Non che l’amministrazione non abbia funzionari di valore capaci di redigere atti
legittimi e conformi alle direttive ministeriali. Ma i ministri preferiscono
affidare il giudizio finale a persone di stretta fiducia proprio ad evitare che
la struttura naturalmente portatrice di una propria visione delle cose li
prevarichi, soprattutto quando la politica intende definire o attuare riforme
non gradite all’apparato.
In
questo senso l’estraneità del Capo di Gabinetto alla burocrazia ministeriale è
una garanzia per il Ministro e per la stessa Amministrazione perché
questi Grand Commis, come vengono tradizionalmente definiti con
espressione francese i diretti collaboratori dei ministri (infatti si parla
di Uffici di diretta collaborazione), perché con la loro elevata
professionalità sono in condizione di assicurare l'effettiva realizzazione della
politica governativa e di guidare in qualche modo l’apparato secondo le regole
definite dalla giurisprudenza amministrativa e contabile.
E
qui va fatto cenno della situazione che si determinerebbe, e si determina,
laddove per legge il Capo di Gabinetto appartiene alla stessa amministrazione,
per la naturale “complicità” tra colleghi dirigenti, per le cordate che si
realizzano nel tempo, queste sì capaci di attuare una chiusura corporativa della
struttura, autoreferenziale, capace di influire negativamente sul ministro,
imprigionandolo nella logica, pur rispettabilissima, dell'amministrazione.

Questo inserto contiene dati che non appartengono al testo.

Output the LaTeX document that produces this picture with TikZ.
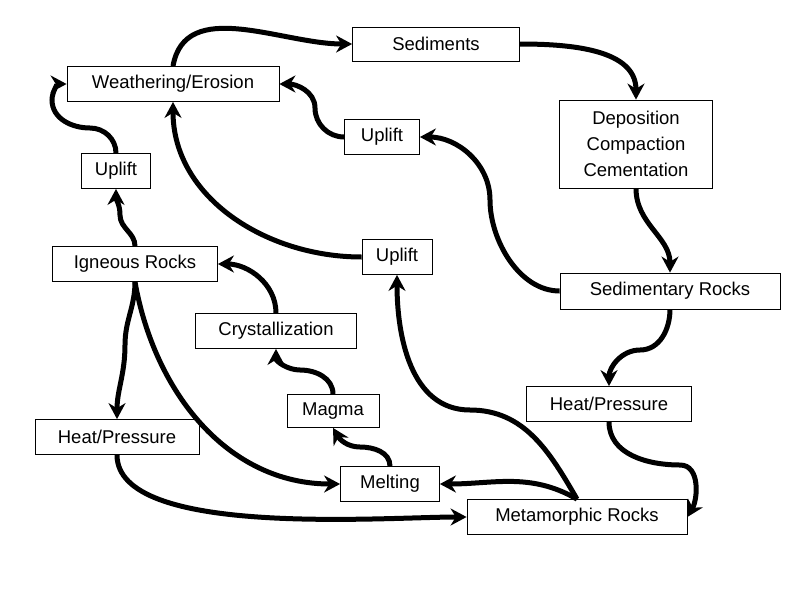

Con
sostanziale lesione dell’indipendenza del Ministro.
Riassumendo,
dunque, la presenza di un estraneo in funzione di Capo di gabinetto non è un
male ma una scelta razionale alla quale i ministri tradizionalmente ricorrono,
in più generalmente apprezzata dall’amministrazione. È ovvio che, come tutte le
vicende umane, è possibile ci siano disfunzioni, ma esse sono esclusivamente
delle persone, come ho potuto verificare sulla base dell’esperienza maturata
nell’esercizio di quelle funzioni o nel controllo esterno delle attività
dell’amministrazione.
In
questo caso si tratta di scelte sbagliate dei ministri. Infatti Sergio Rizzo,
che nel suo articolo è partito da una ipotesi di direttiva del Presidente del
Consiglio, giunge a formulare l’ipotesi che non si tratterà di una “direttiva
per sbarrare la strada” ai Grand Commis, ma di una “moral
suasion per indurre i ministri a scegliersi per quei ruoli chiave figure un
po’ diverse”. Un po’ ma non troppo perché persone, pur valentissime, provenienti
da altri ambienti, dagli enti locali o da società pubbliche o da enti privati
hanno un’esperienza molto lontana da quella che avrebbero potuto maturale in
un’amministrazione statale e possono, in buona fede, fare più male che bene
creando difficoltà al ministro ed allo stesso governo. Scelte recenti lo hanno
dimostrato, specie nei settori delicati dei ministeri economici, dove occorrono
professionalità omogenee a quelle dell’apparato, capaci di esperienze e perfino
di un linguaggio che consenta il dialogo. Necessario, in particolare, in una
stagione riformatrice come quella che ci accingiamo a vivere secondo le
indicazioni del Presidente del Consiglio.
In
queste condizioni il “crucifige” gettato nei confronti dei Capi di Gabinetto
“esterni” e degli alti burocrati potrebbe rivelarsi un “trappolone” per una
compagine di governo con scarsa esperienza governativa animata certamente da
salutare desiderio riformatore, necessario ma da portare avanti cum grano
salis, comde si dice, laddove è facile cadere in errori con conseguenze
contrarie agli effetti voluti e sperati.